Preciso te contar uma coisa e espero que o assunto fique apenas entre nós. Melhor que vinagre de maçã, a acidez da fofoca é capaz de salvar o tempero de qualquer comida mais ou menos.
Em visita a Montevidéu, por exemplo, lembro de ter sofrido para ruminar (com os ouvidos) um pedaço ressecado de chorizo numa das inúmeras catástrofes reconhecidas como restaurante turístico – mas tudo em razão de uma boa fofoca sobre certa fulana que eu nunca vi (mas já fiquei com vontade de conhecer).
Tal como a comida, a fofoca remexe na boca do povo em todas as culturas e talvez tenha sido uma das primeiras grandes mídias do ser humano depois que aprendeu a fazer café. Um bom barista de fofocas precisa reconhecer a diferença entre degustar um “eu fiquei sabendo” daquele “você não sabe da maior”. Como talvez ainda nenhum fofoqueiro acadêmico tenha se metido a besta, coube a mim a tarefa crônica de explicar esse disse me disse.
A fofoca se diferencia em três grandes grupos de mexericos: no primeiro, temos a fofoca-mandioca, divulgadora de um discurso subterrâneo que precisa ser descascado; essas são as que apresentam melhor estrutura linguística, daquelas que não deixam dúvidas de que estamos anestesiando nossa hipocrisia sobre o imaginário alheio e, entre sussurros, risos e batatas fritas, fofocamos.
Nesse telefone sem fio, o uso da primeira pessoa evoca uma terceira que não será revelada em frases como “ouvi dizer”, “fiquei sabendo”, “dizem que” e “falaram por aí”. Daqui a pouco (me disseram) falante e ouvinte trocam os turnos da enunciação e mais outra rodada é pedida no bar do Lúcio (que, aliás, deixa baixo, soube que foi visto no Morro do Moreno tomando água de coco com uma mulher que não era a Fernanda).
A segunda qualidade de futricagem, a fofoca-milho, participa de muitos pratos à brasileira e, versátil, cai bem a inúmeras ocasiões – por isso é a que particularmente mais me atrai: aquela que serve como ponto de partida para expressarmos o que pensamos que o outro deveria fazer com sua própria vida.
Muitas vezes esse outro ainda nem sabe que a gente existe, embora tenhamos decidido, numa rápida talagada de vinho entre enxeridos, que a cozinheira deveria terminar logo com o dono do restaurante pra ficar de uma vez com a garçonete freelancer dos sábados. Nessa qualidade de fofoca, eu tenho para mim, os tópicos relacionados à vida sexual são os que mais importam.
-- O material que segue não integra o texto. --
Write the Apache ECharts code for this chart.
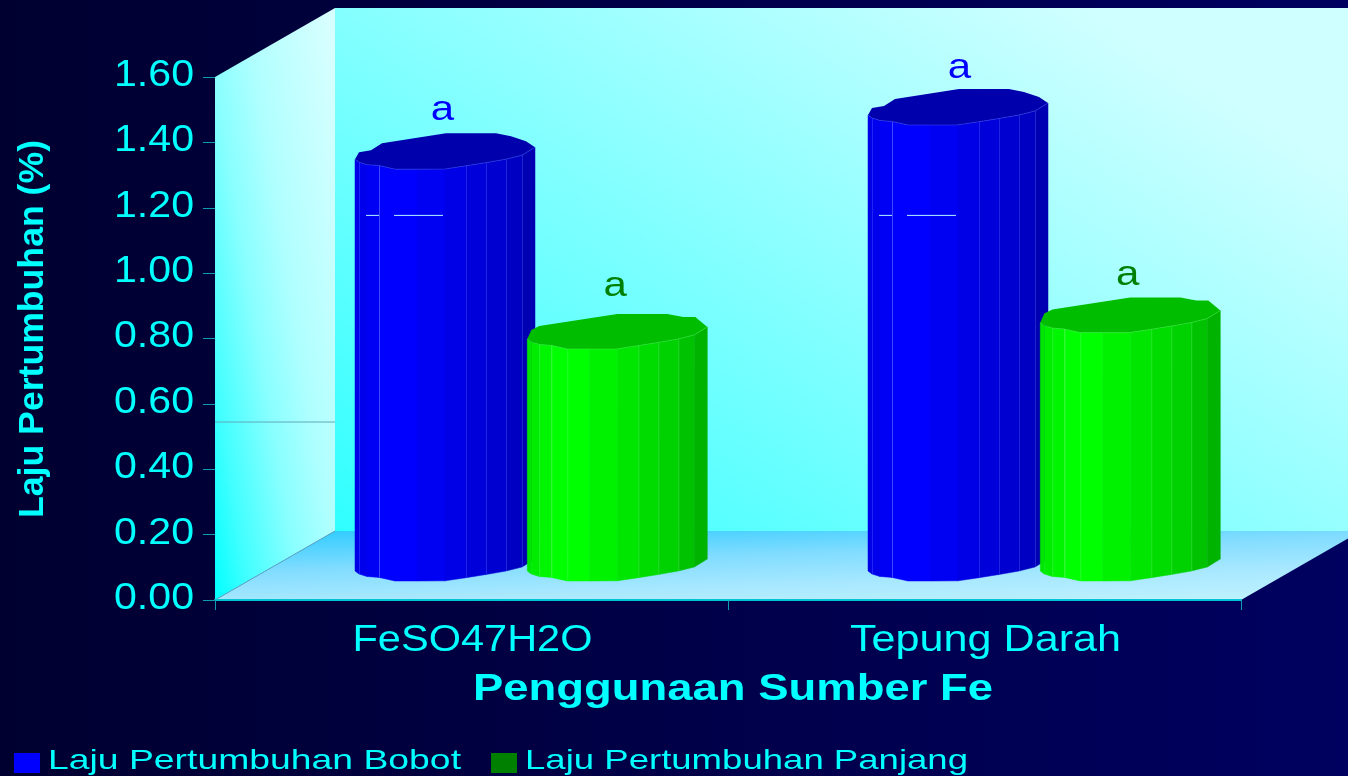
<!DOCTYPE html>
<html>
<head>
<meta charset="utf-8">
<title>Laju Pertumbuhan</title>
<style>html,body{margin:0;padding:0;background:#000033}#chart{width:1348px;height:776px}</style>
<script src="https://cdn.jsdelivr.net/npm/echarts@6/dist/echarts.min.js"></script>
</head>
<body>
<div id="chart"></div>
<script>
// Chart data
const categories = ['FeSO47H2O', 'Tepung Darah'];
const bobotValues = [1.26, 1.395];
const panjangValues = [0.71, 0.76];
const bobotLetters = ['a', 'a'];
const panjangLetters = ['a', 'a'];
const yTickValues = [0, 0.2, 0.4, 0.6, 0.8, 1.0, 1.2, 1.4, 1.6];
const yTickLabels = ['0.00', '0.20', '0.40', '0.60', '0.80', '1.00', '1.20', '1.40', '1.60'];
const seriesNames = ['Laju Pertumbuhan Bobot', 'Laju Pertumbuhan Panjang'];

// Box depth of the pseudo-3D plot area
const DEPTH_X = 120, DEPTH_Y = 69;
// Bars stand halfway into the box
const BAR_WIDTH = 180, BAR_LEFT = [-116.5, 55.8], BAR_LIFT = 19;

// Prism cross-section: [offset along bar width, rise above the front edge]
const frontProfile = [[0,10],[4,7],[12,4.5],[24,3.6],[40,0],[89,0],[111,3.3],[131,6.5],[151,10],[167,14],[180,22]];
const capRim = [
  [[171,28],[156,33],[141,36],[91,36],[27,26],[16,19],[4,17]],
  [[168,32],[156,32],[140,35],[90,35],[12,23],[4,19]]
];
const facetEdges = [0,4,12,24,40,62,90,111,131,151,167,180];
const facetShades = [0.90,0.93,0.96,1,1,0.95,0.90,0.86,0.82,0.76,0.70];
const edgeLines = [[4, 24, 111, 131, 151, 167], [12, 24, 40, 111, 131, 151]];
const palette = [
  { rgb: c => `rgb(0,0,${c})`, cap: '#0000ad', edge: '#4a5cff', letter: '#0000ff', swatch: '#0000ff' },
  { rgb: c => `rgb(0,${c},0)`, cap: '#00bd00', edge: '#55f055', letter: '#008000', swatch: '#008000' }
];
const CYAN = '#00ffff';
// Placement of the significance letters above each bar
const letterLift = [[59, 57], [63, 57]];
const letterAcross = [[87.5, 91.5], [88, 87.5]];

function rise(dx) {
  for (let i = 1; i < frontProfile.length; i++) {
    const a = frontProfile[i - 1], b = frontProfile[i];
    if (dx <= b[0]) return a[1] + (b[1] - a[1]) * (dx - a[0]) / (b[0] - a[0]);
  }
  return frontProfile[frontProfile.length - 1][1];
}

// Stretch factor so a string spans a given pixel width
const measure = document.createElement('canvas').getContext('2d');
function stretch(text, font, width) {
  measure.font = font;
  return width / measure.measureText(text).width;
}

const FONT_TICK = '36px "Liberation Sans"';
const FONT_TITLE = 'bold 36px "Liberation Sans"';
const FONT_LEGEND = '28px "Liberation Sans"';

function pixelGradient(x, y, x2, y2, stops) {
  return new echarts.graphic.LinearGradient(x, y, x2, y2, stops, true);
}

function renderBox(params, api) {
  const g = params.coordSys;
  const x0 = g.x, x1 = g.x + g.width, yb = g.y + g.height, yt = g.y;
  const bx = x0 + DEPTH_X, by = yb - DEPTH_Y;
  const wallLine = api.coord([0, 0.546]);
  return {
    type: 'group',
    children: [
      { type: 'polygon', shape: { points: [[bx, yt - DEPTH_Y], [x1 + DEPTH_X, yt - DEPTH_Y], [x1 + DEPTH_X, by], [bx, by]] },
        style: { fill: pixelGradient(bx, by, bx + 581, by - 930, [{ offset: 0, color: '#30ffff' }, { offset: 0.77, color: '#d0ffff' }, { offset: 1, color: '#d0ffff' }]) } },
      { type: 'polygon', shape: { points: [[x0, yt], [bx, yt - DEPTH_Y], [bx, by], [x0, yb]] },
        style: { fill: pixelGradient(x0, yb, x0 + 230, yb - 38, [{ offset: 0, color: '#00ffff' }, { offset: 0.147, color: '#40ffff' }, { offset: 0.36, color: '#88ffff' }, { offset: 0.54, color: '#b0ffff' }, { offset: 0.61, color: '#b8ffff' }, { offset: 0.89, color: '#d8ffff' }, { offset: 1, color: '#d8ffff' }]) } },
      { type: 'polygon', shape: { points: [[x0, yb], [x1, yb], [x1 + DEPTH_X, by], [bx, by]] },
        style: { fill: pixelGradient(bx, by, bx + 3.5, by + 106, [{ offset: 0, color: '#33ccff' }, { offset: 0.35, color: '#80dcff' }, { offset: 0.65, color: '#a8e8ff' }, { offset: 1, color: '#c4f4ff' }]) } },
      { type: 'line', shape: { x1: x0, y1: yb, x2: bx, y2: by }, style: { stroke: '#5fa8c8', lineWidth: 1 } },
      { type: 'line', shape: { x1: x0, y1: wallLine[1] + 0.5, x2: bx, y2: wallLine[1] + 0.5 },
        style: { stroke: '#5fa8b8', lineWidth: 1 } }
    ]
  };
}

function renderBar(seriesIndex) {
  return function (params, api) {
    const cat = api.value(0), val = api.value(1);
    const base = api.coord([cat, 0]), top = api.coord([cat, val]);
    const left = base[0] + BAR_LEFT[seriesIndex];
    const yBase = base[1] - BAR_LIFT, yTop = top[1] - BAR_LIFT;
    const style = palette[seriesIndex];
    const children = [];

    facetShades.forEach((shade, i) => {
      const a = facetEdges[i], b = facetEdges[i + 1];
      const c = style.rgb(Math.round(255 * shade));
      children.push({ type: 'polygon',
        shape: { points: [[left + a, yTop - rise(a)], [left + b, yTop - rise(b)], [left + b, yBase - rise(b)], [left + a, yBase - rise(a)]] },
        style: { fill: c, stroke: c, lineWidth: 0.5 } });
    });
    edgeLines[seriesIndex].forEach(dx => {
      children.push({ type: 'line',
        shape: { x1: left + dx + 0.5, y1: yTop - rise(dx), x2: left + dx + 0.5, y2: yBase - rise(dx) },
        style: { stroke: style.edge, lineWidth: 1, opacity: dx === 24 ? 0.8 : 0.4 } });
    });

    const outline = frontProfile.map(p => [left + p[0], yTop - p[1]])
      .concat(capRim[seriesIndex].map(p => [left + p[0], yTop - p[1]]));
    children.push({ type: 'polygon', shape: { points: outline }, style: { fill: style.cap } });
    children.push({ type: 'polyline', shape: { points: frontProfile.map(p => [left + p[0], yTop - p[1]]) },
      style: { stroke: style.edge, lineWidth: 1, fill: 'none', opacity: 0.4 } });

    if (seriesIndex === 0) {
      const mark = api.coord([cat, 1.12])[1] - BAR_LIFT + 0.5;
      [[11, 24], [39, 88]].forEach(r => children.push({ type: 'line',
        shape: { x1: left + r[0], y1: mark, x2: left + r[1], y2: mark },
        style: { stroke: '#b8f4ff', lineWidth: 1 } }));
    }

    const letters = seriesIndex === 0 ? bobotLetters : panjangLetters;
    children.push({ type: 'text', x: left + letterAcross[seriesIndex][params.dataIndex],
      y: yTop - letterLift[seriesIndex][params.dataIndex], scaleX: 1.2,
      style: { text: letters[params.dataIndex], font: '35px "Liberation Sans"', fill: style.letter, align: 'center', verticalAlign: 'middle' } });
    return { type: 'group', children };
  };
}

function renderYTick(params, api) {
  const p = api.coord([0, api.value(1)]);
  const text = yTickLabels[params.dataIndex];
  return { type: 'text', x: params.coordSys.x - 21, y: p[1] - 1, scaleX: stretch(text, FONT_TICK, 80),
    style: { text, font: FONT_TICK, fill: CYAN, align: 'right', verticalAlign: 'middle' } };
}

const xLabelWidths = [240, 271];
function renderXLabel(params, api) {
  const p = api.coord([api.value(0), 0]);
  const text = categories[params.dataIndex];
  return { type: 'text', x: p[0] + 1, y: p[1] + 41, scaleX: stretch(text, FONT_TICK, xLabelWidths[params.dataIndex]),
    style: { text, font: FONT_TICK, fill: CYAN, align: 'center', verticalAlign: 'middle' } };
}

function textBlock(text, font, x, y, width, extra) {
  return Object.assign({ type: 'text', x, y, scaleX: stretch(text, font, width), silent: true, z: 20,
    style: { text, font, fill: CYAN, textAlign: 'left', textVerticalAlign: 'middle' } }, extra || {});
}

const option = {
  animation: false,
  backgroundColor: new echarts.graphic.LinearGradient(0, 0, 1, 0, [{ offset: 0, color: '#000030' }, { offset: 1, color: '#000060' }]),
  grid: { left: 215, right: 107, top: 77, bottom: 176 },
  xAxis: {
    type: 'category', data: categories, z: 5,
    axisLine: { lineStyle: { color: '#00c4d4', width: 2 } },
    axisTick: { show: true, length: 10, lineStyle: { color: '#0a9cb0', width: 1 } },
    axisLabel: { show: false }, splitLine: { show: false }
  },
  yAxis: {
    type: 'value', min: 0, max: 1.6, interval: 0.2, z: 5,
    axisLine: { show: false },
    axisTick: { show: true, length: 12, lineStyle: { color: '#0a9cb0', width: 1 } },
    axisLabel: { show: false }, splitLine: { show: false }
  },
  graphic: [
    textBlock('Penggunaan Sumber Fe', FONT_TITLE, 473, 690, 520),
    textBlock('Laju Pertumbuhan (%)', 'bold 35px "Liberation Sans"', 33, 518, 378, { rotation: Math.PI / 2 }),
    { type: 'rect', shape: { x: 14, y: 753, width: 26, height: 20 }, style: { fill: palette[0].swatch }, silent: true },
    { type: 'rect', shape: { x: 491, y: 753, width: 26, height: 20 }, style: { fill: palette[1].swatch }, silent: true },
    textBlock(seriesNames[0], FONT_LEGEND, 48, 761, 413),
    textBlock(seriesNames[1], FONT_LEGEND, 525, 761, 443)
  ],
  series: [
    { type: 'custom', name: 'box', silent: true, z: 1, clip: false, data: [[0, 0]], renderItem: renderBox },
    { type: 'custom', name: seriesNames[0], silent: true, z: 3, clip: false,
      data: bobotValues.map((v, i) => [i, v]), renderItem: renderBar(0) },
    { type: 'custom', name: seriesNames[1], silent: true, z: 4, clip: false,
      data: panjangValues.map((v, i) => [i, v]), renderItem: renderBar(1) },
    { type: 'custom', name: 'yLabels', silent: true, z: 6, clip: false,
      data: yTickValues.map(v => [0, v]), renderItem: renderYTick },
    { type: 'custom', name: 'xLabels', silent: true, z: 6, clip: false,
      data: categories.map((c, i) => [i, 0]), renderItem: renderXLabel }
  ]
};

const chart = echarts.init(document.getElementById('chart'), null, { width: 1348, height: 776 });
chart.setOption(option);
</script>
</body>
</html>
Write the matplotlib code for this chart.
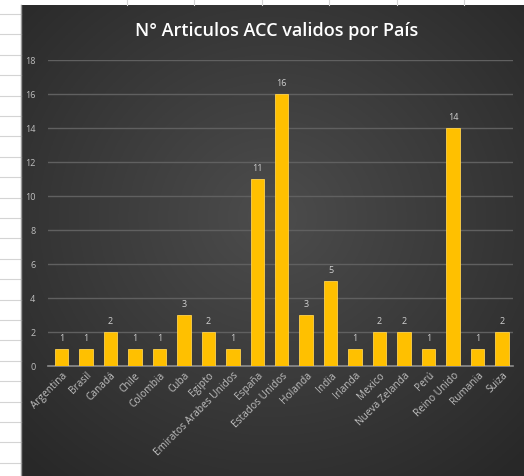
import numpy as np
import matplotlib
matplotlib.use('Agg')
import matplotlib.pyplot as plt
from matplotlib.lines import Line2D

paises = ['Argentina', 'Brasil', 'Canadá', 'Chile', 'Colombia', 'Cuba', 'Egipto',
          'Emiratos Arabes Unidos', 'España', 'Estados Unidos', 'Holanda', 'India',
          'Irlanda', 'Mexico', 'Nueva Zelanda', 'Perú', 'Reino Unido', 'Rumania', 'Suiza']
articulos = [1, 1, 2, 1, 1, 3, 2, 1, 11, 16, 3, 5, 1, 2, 2, 1, 14, 1, 2]
yticks = [0, 2, 4, 6, 8, 10, 12, 14, 16, 18]

plt.rcParams['font.family'] = ['Open Sans', 'DejaVu Sans']

W, H = 524, 476
fig = plt.figure(figsize=(W / 100, H / 100), dpi=100)
fig.patch.set_facecolor('white')

# spreadsheet cell borders behind the chart
for y in np.arange(14, H, 20.4):
    fig.add_artist(Line2D([0, 21 / W], [1 - y / H, 1 - y / H], color='#d4d4d4', lw=0.8))
for x in [127, 194, 262, 329, 397, 464]:
    fig.add_artist(Line2D([x / W, x / W], [1, 1 - 5 / H], color='#d4d4d4', lw=0.8))

# chart area with dark radial gradient
bg = fig.add_axes([21 / W, 0, 1 - 21 / W, 1 - 5 / H])
yy, xx = np.mgrid[-1:1:300j, -1:1:300j]
r = np.sqrt((xx * 0.9) ** 2 + ((yy + 0.1) * 0.9) ** 2)
shade = 0.30 - 0.11 * np.clip(r, 0, 1.3)
bg.imshow(np.dstack([shade, shade, shade]), aspect='auto', extent=[0, 1, 0, 1])
bg.set_axis_off()
fig.add_artist(Line2D([21 / W, 21 / W], [0, 1 - 5 / H], color='#9a9a9a', lw=1))

fig.text(277 / W, 1 - 31 / H, 'N° Articulos ACC validos por País', ha='center', va='center',
         color='white', fontsize=13, fontweight='semibold')

ax = fig.add_axes([48 / W, 1 - 366 / H, (513 - 48) / W, (366 - 60) / H])
ax.set_facecolor('none')
x = np.arange(len(paises))
bars = ax.bar(x, articulos, width=0.55, color='#ffc000', edgecolor='#ffd24d', linewidth=0.6, zorder=3)
for b, v in zip(bars, articulos):
    ax.text(b.get_x() + b.get_width() / 2, v + 0.35, str(v), ha='center', va='bottom',
            color='#d0d0d0', fontsize=6.5)

ax.set_ylim(0, 18)
ax.set_xlim(-0.55, len(paises) - 0.55)
ax.set_yticks(yticks)
ax.yaxis.grid(True, color='#606060', lw=1)
ax.set_axisbelow(True)
for s in ['top', 'right', 'left']:
    ax.spines[s].set_visible(False)
ax.spines['bottom'].set_color('#8c8c8c')
ax.spines['bottom'].set_linewidth(1.2)
ax.tick_params(axis='y', length=0, colors='#bfbfbf', labelsize=6.5, pad=9)
ax.tick_params(axis='x', length=0, colors='#bfbfbf', labelsize=7.3, pad=3)
ax.set_xticks(x)
ax.set_xticklabels(paises, rotation=45, ha='right', rotation_mode='anchor')

plt.savefig('out.png', dpi=100)
plt.close()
Na terceira versão de fuxicos está o tipo mais cruel de todas as fofocas – a ultraprocessada: aquela em que o autor manipula os elementos da história para produzir algum tipo ardiloso de vantagem sobre si. Durante a encenação de caras e bocas, a tensão toma conta... ninguém arrisca, nem petisca, muito menos mastiga alguma coisa com prazer legítimo.
O estômago de quem escuta é capaz de capturar o amargor, a amargura e as artificialidades das narrativas. É comum aparecerem injúrias e difamações - mas aí, para mim, a conversa azeda e já fica indigesta. A mesma coisa acontece quando fofocas já finalizadas ressurgem de propósito para gerar algum constrangimento e o garçom trazer a conta.
Da próxima vez que isso acontecer com você, sugiro que volte a falar de sexo e peça uma pizza de quatro queijos. Aliás, devo dizer que uma marguerita com pesto harmoniza muito bem com fofocas sobre gente caloteira e falida, enquanto a de calabresa acebolada é mais apropriada para quem quer falar de algum story curtido pela ex (daquele seu conhecido - se é que você me entende).
Pizza marguerita. Crédito: Freepik
Qualquer um pode ser o assunto servido à mesa: a antropofagia da maledicência não perdoa ninguém. Para não deixar o assunto passar do ponto ou a fofoca perder o sabor, tô estudando harmonizações com bolos de diferentes sabores e prometo publicar em breve.
Fofoca à mineira pede broa – mas aí eles chamam o boato de prosa. Enquanto não fermento o futrico, é melhor deixar esse assunto morrer... já não estará mais aqui quem falou, ok?